Thursday, September 8th, 2005

All I can say is, thank God for Jon Stewart. I thought I was going to die when the Daily Show took a week’s vacation just as a natural disaster struck the Gulf and a national disgrace continued it. But this week, my favorite asthmatic Jewish comedian is back, and for brief half-hour segments the truth doesn’t hurt quite so bad. If anyone hasn’t yet seen the Beleaguered Bush segment with Ed Helms’s chart featuring “Osama and Jenna”, that is really a must-see. (The fact that their internet clips only play in Windows Media Player, however, sucks.)

Al Franken also made me laugh today, bless his bones, with his “interview” of the old woman teaching 20,000 3rd graders in the Houston Astrodome. I remember him and Tom Davis on the early days of Saturday Night Live, and their “Franken & Davis” routine. It wasn’t that good; I would say they succeeded in being funny about half the time — on par with the show as a whole most nights. But he has definitely gotten funnier with time; his “Finding or Looting” game show today was absolutely hilarious.

Other than that, not much worth laughing about is going on.

Three years ago, as 9/11 segued into the drumbeats of war and we were doing everything we could to prevent a war from happening but it happened anyway, I read an email post from an American Pagan ex-pat in the UK that has stayed with me. I can’t remember who it was, maybe Michael York, but it was someone on the Nature and Religion Scholars e-list, an occasionally fascinating, sometimes contentious, often obscure and/or irrelevant forum. Anyway, I remember him deriding the Orwellian nature of our national discourse, with mindless hordes of Americans going along with the lies we were being fed about the war, and he made the comment that he was never going to live in the US again because this war was “the final nail in the coffin of American democracy.” I just looked at that post and shook my head, thinking, “he must have a pretty low tolerance for pain if he thinks this is the final nail of anything.”

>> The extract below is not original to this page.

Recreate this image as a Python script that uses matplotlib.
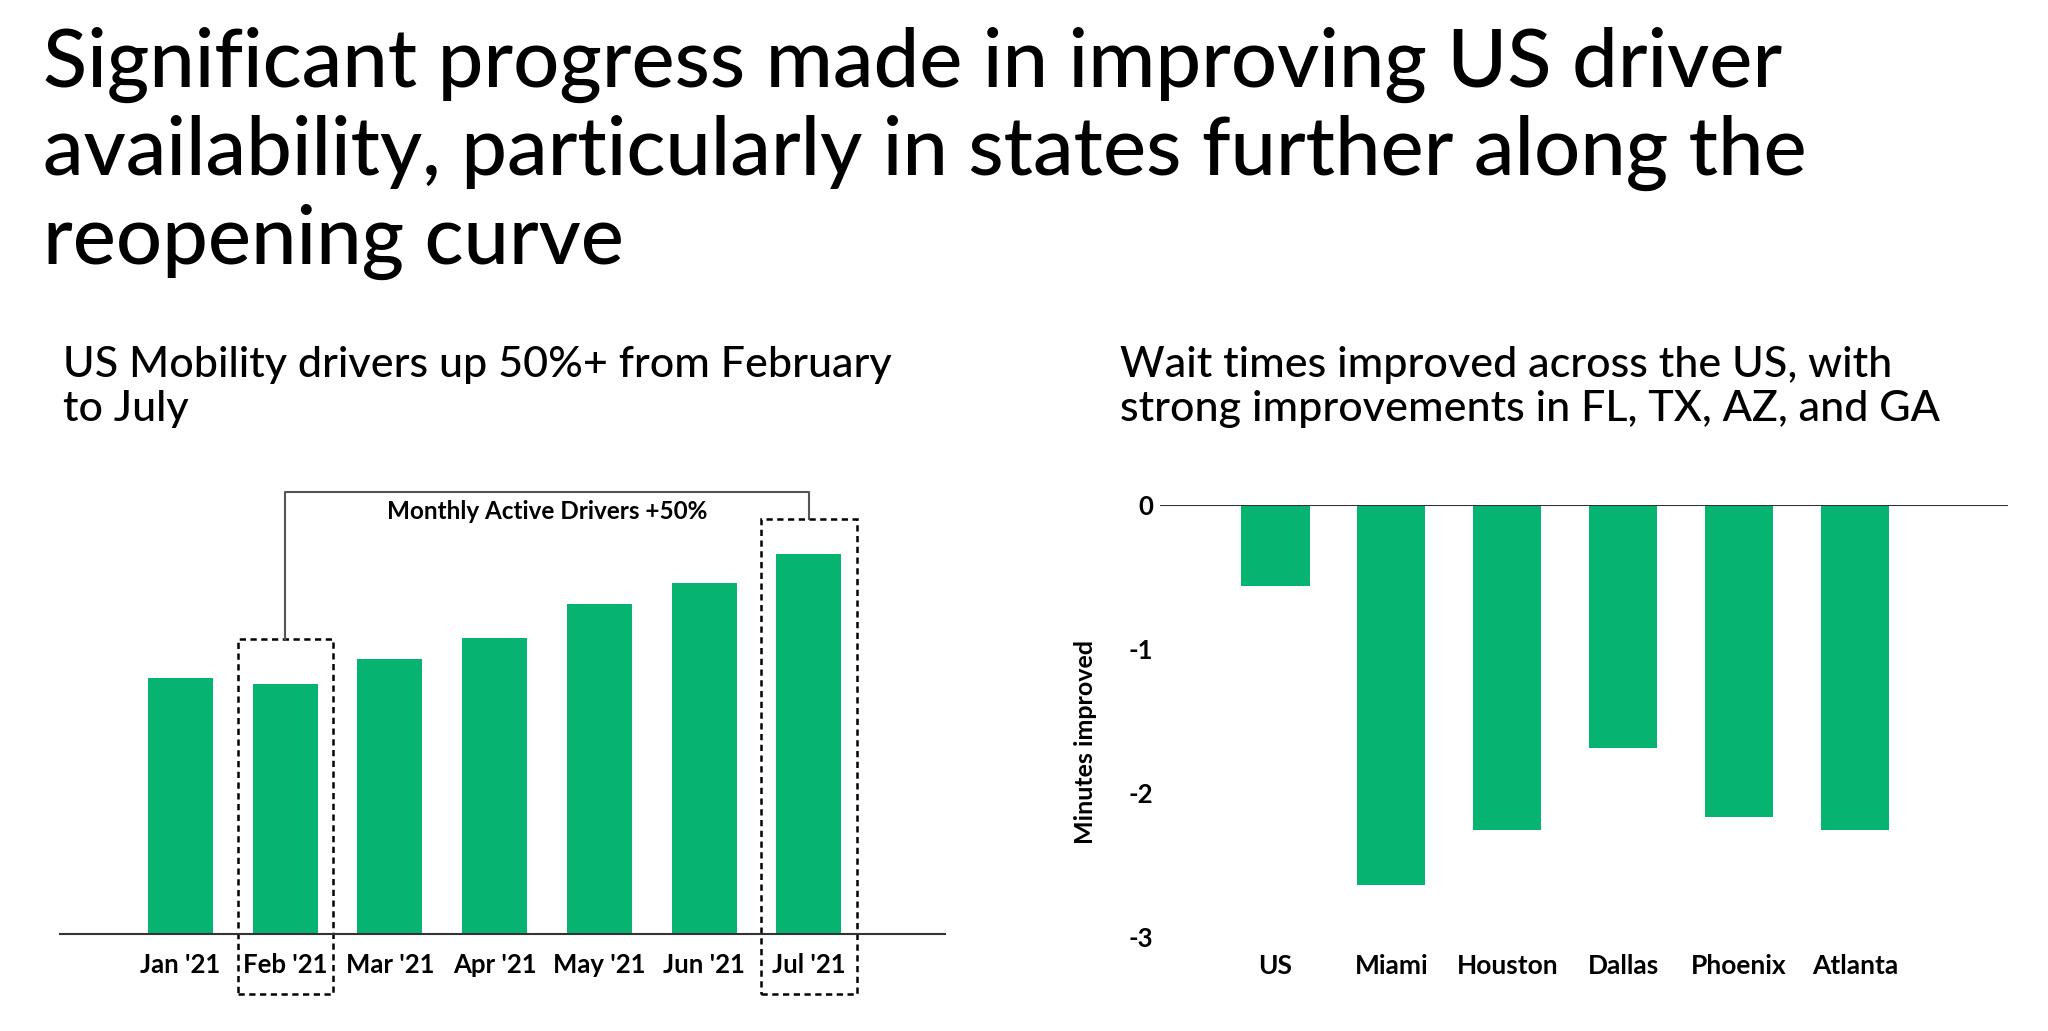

We as a nation have sunk pretty low. The FEMA fiasco sinks us below sea level, I think. Al Franken is right, the neo-cons and their religious fundamentalist backers have no ethics, just a lust for power and a willingness to do anything to keep it. Social justice is a penniless term in America right now. But even this current crisis is not the final nail in democracy’s coffin. Not while there’s a shred of power left in Roe v. Wade, not while people are still fighting for universal health care, not while there’s still hope that honest, independent journalism will rise from the ashes of the media monopoly.

I take comfort in the fact that we are a revolutionary country — that was how we began, at least. When push comes to shove, we value rebellion and independence above most things, and we have vast stores of ingenuity just waiting to be tapped when opportunity arises. I hope and pray that, as Jon Stewart says, Hurricane Katrina is Bush’s Monica Lewinsky. I hope more Kanye West moments keep happening, that American unrest reaches a boiling point and takes up permanent residence on the front pages of every newspaper. I hope the midterm elections bring in ethical people from both parties who are genuinely ready to eradicate poverty in this country. (As opposed to eradicating the impoverished.) And, like Mark Twain, I believe that reports of our death have been greatly exaggerated.